Author Trosenburg Posted November 13, 2008 Author Posted November 13, 2008 ok so here is a little more detail so maybe i can get some feedback... There was NC for about two weeks when she send me an email asking me how i was doing and if i had a chance to call her. So i emailed her back said things where well and that i would call the next day. She called i missed it and then called her back later that day. The convo was really good like nothing was wrong and there was joking and laughing. Another 6 days NC and i sent a light email just asking how her weekend went. No immediate response from her.. So she is due to come home for the holidays only to leave again. Do i just not contact her until she comes home or do I respond to contact from her if she reaches out? Or do i tell her right now i am not ready to have just friendly convos because it hurts still and I will see her over the holiday? Advice?
northstar1 Posted November 13, 2008 Posted November 13, 2008 ok so here is a little more detail so maybe i can get some feedback... There was NC for about two weeks when she send me an email asking me how i was doing and if i had a chance to call her.
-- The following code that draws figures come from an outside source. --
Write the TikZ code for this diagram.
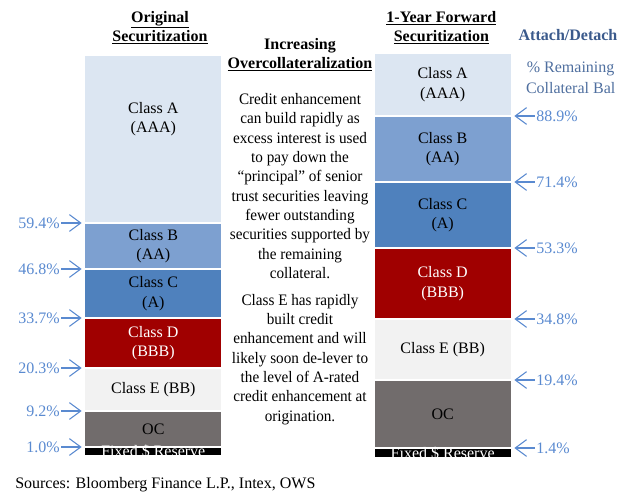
\documentclass[tikz,border=0pt]{standalone}
\usepackage{fontspec}
\setmainfont{Liberation Serif}
\newfontfamily\narrowserif[FakeStretch=0.95,Ligatures=TeX]{Liberation Serif}
\usepackage{xcolor}
\usetikzlibrary{arrows.meta,positioning}

\definecolor{trancheA}{HTML}{DCE6F2}
\definecolor{trancheB}{HTML}{7DA0D0}
\definecolor{trancheC}{HTML}{4F81BD}
\definecolor{trancheD}{HTML}{A00000}
\definecolor{trancheE}{HTML}{F2F2F2}
\definecolor{trancheOC}{HTML}{716C6C}
\definecolor{pctblue}{HTML}{5A8AD0}
\definecolor{attachblue}{HTML}{3B5A8C}
\definecolor{remainblue}{HTML}{4F6F9F}

\begin{document}
\begin{tikzpicture}[font=\fontsize{12}{14.5}\selectfont]
    % Styles
    \tikzstyle{block} = [rectangle, draw=white, line width=0.8pt, minimum width=103pt, inner sep=0pt, outer sep=0pt, align=center]
    \tikzstyle{heading} = [align=center, inner sep=0pt, font=\fontsize{12}{14.25}\selectfont\bfseries]
    \tikzstyle{note} = [align=center, inner sep=0pt]
    \tikzstyle{comment} = [note, font=\fontsize{12}{14.5}\selectfont\narrowserif]
    \tikzstyle{pct} = [text=pctblue, inner sep=1pt]
    \tikzstyle{attach} = [pctblue, line width=0.8pt, -{Straight Barb[length=8.5pt,width=12.5pt]}]
    \tikzstyle{reserve} = [text=white, inner sep=0pt]

    \useasboundingbox (0,0) rectangle (473.25pt,-372pt);

    % Headings
    \node [heading] (origHead) at (120pt,-20.6pt) {\underline{Original}\\\underline{Securitization}};
    \node [heading] (incHead) at (225pt,-41.3pt) {Increasing\\\underline{Overcollateralization}};
    \node [heading] (fwdHead) at (331pt,-20.6pt) {\underline{1-Year Forward}\\\underline{Securitization}};
    \node [heading, text=attachblue] (attHead) at (426pt,-26.25pt) {Attach/Detach};
    \node [note, text=remainblue] (remain) at (428pt,-58pt) {\% Remaining\\[1.2pt]Collateral Bal};

    % Original securitization
    \node [block, anchor=north, fill=trancheA, minimum height=126pt] (origA) at (115pt,-41.25pt) {};
    \node [note] (origAtxt) at ([yshift=-48pt]origA.north) {Class A\\(AAA)};
    \node [block, below=0pt of origA, fill=trancheB, minimum height=34.5pt] (origB) {Class B\\(AA)};
    \node [block, below=0pt of origB, fill=trancheC, minimum height=36.75pt] (origC) {Class C\\(A)};
    \node [block, below=0pt of origC, fill=trancheD, text=white, minimum height=37.5pt] (origD) {Class D\\(BBB)};
    \node [block, below=0pt of origD, fill=trancheE, minimum height=32.25pt] (origE) {Class E (BB)};
    \node [block, below=0pt of origE, fill=trancheOC, minimum height=27pt] (origOC) {OC};
    \node [block, below=0pt of origOC, fill=black, minimum height=6.75pt] (origFix) {};
    \node [reserve] (origFixTxt) at (origFix) {Fixed \$ Reserve};

    % 1-year forward securitization
    \node [block, anchor=north, fill=trancheA, minimum height=47.25pt] (fwdA) at (332pt,-39.75pt) {Class A\\(AAA)};
    \node [block, below=0pt of fwdA, fill=trancheB, minimum height=49.5pt] (fwdB) {Class B\\(AA)};
    \node [block, below=0pt of fwdB, fill=trancheC, minimum height=49.5pt] (fwdC) {Class C\\(A)};
    \node [block, below=0pt of fwdC, fill=trancheD, text=white, minimum height=53.25pt] (fwdD) {Class D\\(BBB)};
    \node [block, below=0pt of fwdD, fill=trancheE, minimum height=45.75pt] (fwdE) {Class E (BB)};
    \node [block, below=0pt of fwdE, fill=trancheOC, minimum height=51pt] (fwdOC) {OC};
    \node [block, below=0pt of fwdOC, fill=black, minimum height=7.5pt] (fwdFix) {};
    \node [reserve] (fwdFixTxt) at (fwdFix) {Fixed \$ Reserve};

    % Attach points, original
    \node [pct, left=17.5pt of origB.north west] (pctB) {59.4\%};
    \draw [attach] (pctB) -- ([xshift=-2.25pt]origB.north west);
    \node [pct, left=17.5pt of origC.north west] (pctC) {46.8\%};
    \draw [attach] (pctC) -- ([xshift=-2.25pt]origC.north west);
    \node [pct, left=17.5pt of origD.north west] (pctD) {33.7\%};
    \draw [attach] (pctD) -- ([xshift=-2.25pt]origD.north west);
    \node [pct, left=17.5pt of origE.north west] (pctE) {20.3\%};
    \draw [attach] (pctE) -- ([xshift=-2.25pt]origE.north west);
    \node [pct, left=17.5pt of origOC.north west] (pctOC) {9.2\%};
    \draw [attach] (pctOC) -- ([xshift=-2.25pt]origOC.north west);
    \node [pct, left=17.5pt of origFix.north west] (pctFix) {1.0\%};
    \draw [attach] (pctFix) -- ([xshift=-2.25pt]origFix.north west);

    % Attach points, forward
    \node [pct, right=17.5pt of fwdB.north east] (pctFB) {88.9\%};
    \draw [attach] (pctFB) -- ([xshift=2.25pt]fwdB.north east);
    \node [pct, right=17.5pt of fwdC.north east] (pctFC) {71.4\%};
    \draw [attach] (pctFC) -- ([xshift=2.25pt]fwdC.north east);
    \node [pct, right=17.5pt of fwdD.north east] (pctFD) {53.3\%};
    \draw [attach] (pctFD) -- ([xshift=2.25pt]fwdD.north east);
    \node [pct, right=17.5pt of fwdE.north east] (pctFE) {34.8\%};
    \draw [attach] (pctFE) -- ([xshift=2.25pt]fwdE.north east);
    \node [pct, right=17.5pt of fwdOC.north east] (pctFOC) {19.4\%};
    \draw [attach] (pctFOC) -- ([xshift=2.25pt]fwdOC.north east);
    \node [pct, right=17.5pt of fwdFix.north east] (pctFFix) {1.4\%};
    \draw [attach] (pctFFix) -- ([xshift=2.25pt]fwdFix.north east);

    % Commentary
    \node [comment] (whyText) at (225pt,-139.5pt) {Credit enhancement\\can build rapidly as\\excess interest is used\\to pay down the\\``principal'' of senior\\trust securities leaving\\fewer outstanding\\securities supported by\\the remaining\\collateral.};
    \node [comment] (classEText) at (225pt,-269.6pt) {Class E has rapidly\\built credit\\enhancement and will\\likely soon de-lever to\\the level of A-rated\\credit enhancement at\\origination.};

    \node [anchor=west, inner sep=0pt] (sources) at (11.25pt,-363.75pt) {Sources: Bloomberg Finance L.P., Intex, OWS};
\end{tikzpicture}
\end{document}
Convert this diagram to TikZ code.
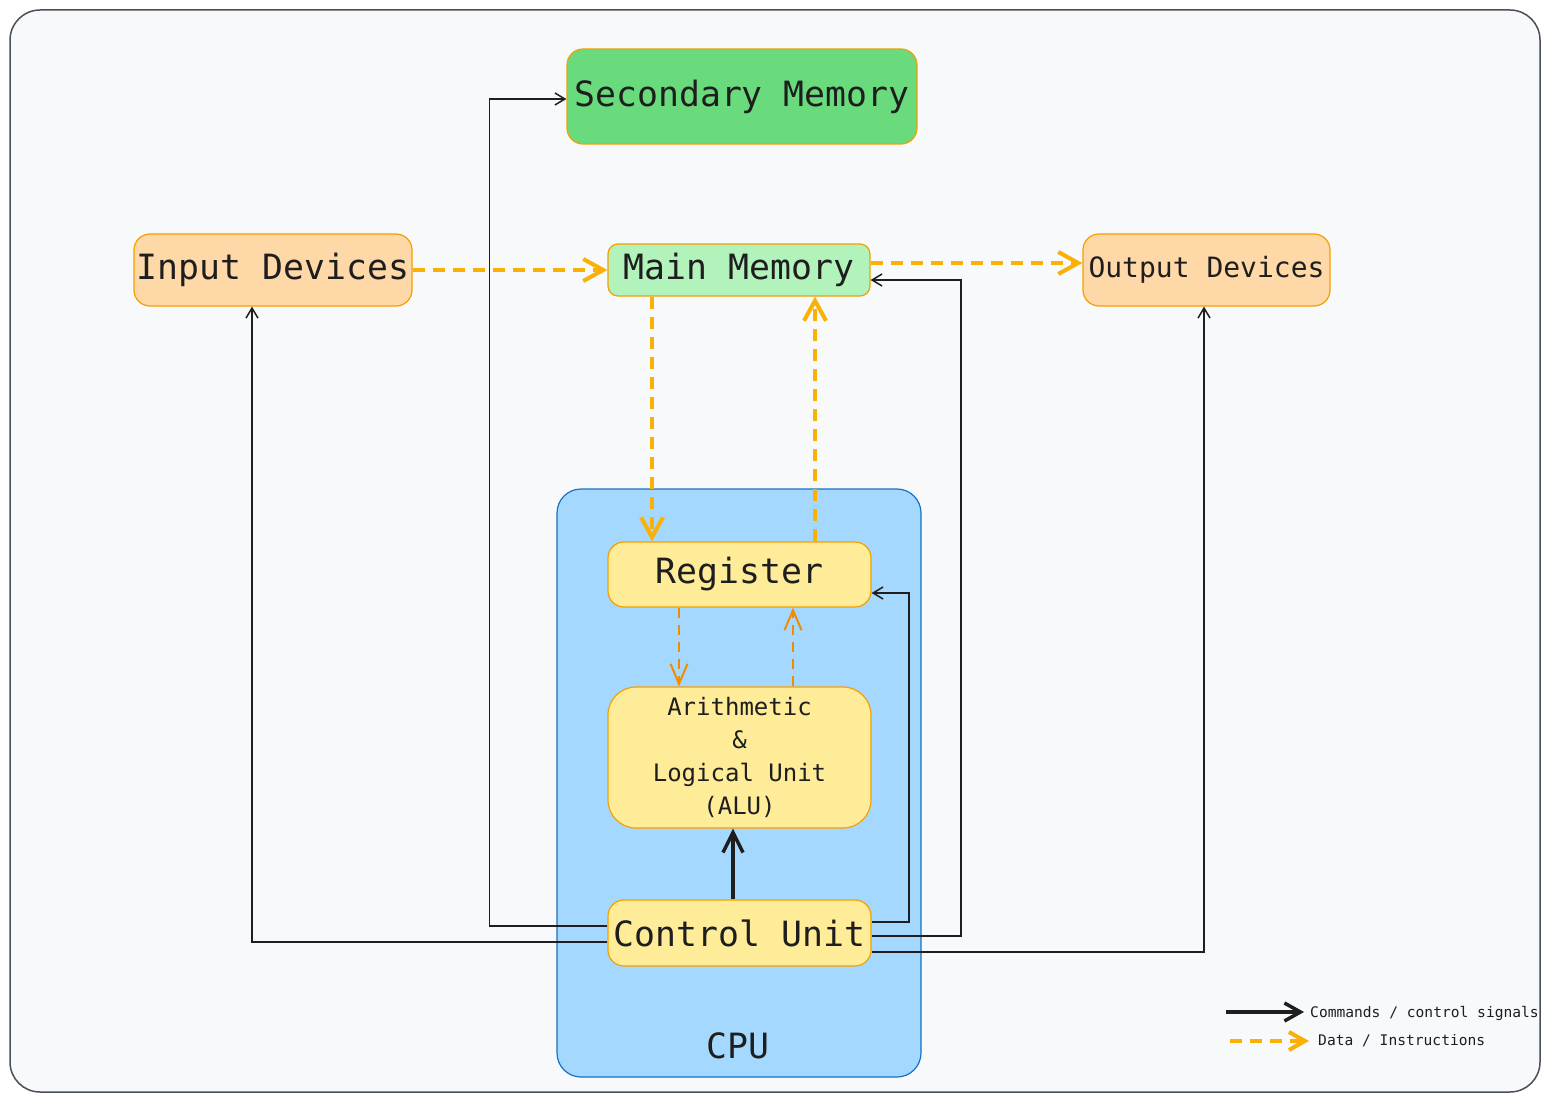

So i emailed her back said things where well and that i would call the next day. She called i missed it and then called her back later that day. The convo was really good like nothing was wrong and there was joking and laughing. Another 6 days NC and i sent a light email just asking how her weekend went. No immediate response from her.. So she is due to come home for the holidays only to leave again. Do i just not contact her until she comes home or do I respond to contact from her if she reaches out? Or do i tell her right now i am not ready to have just friendly convos because it hurts still and I will see her over the holiday? Advice? How long is she going to be away for? No doubt she's immersed herself in her new life and is probably really busy. I would send her a short email, telling her you'd like to still meet up when she is back and tell her to get in touch when she's back. Leave it simple. When she is back, talk to her and see how things go.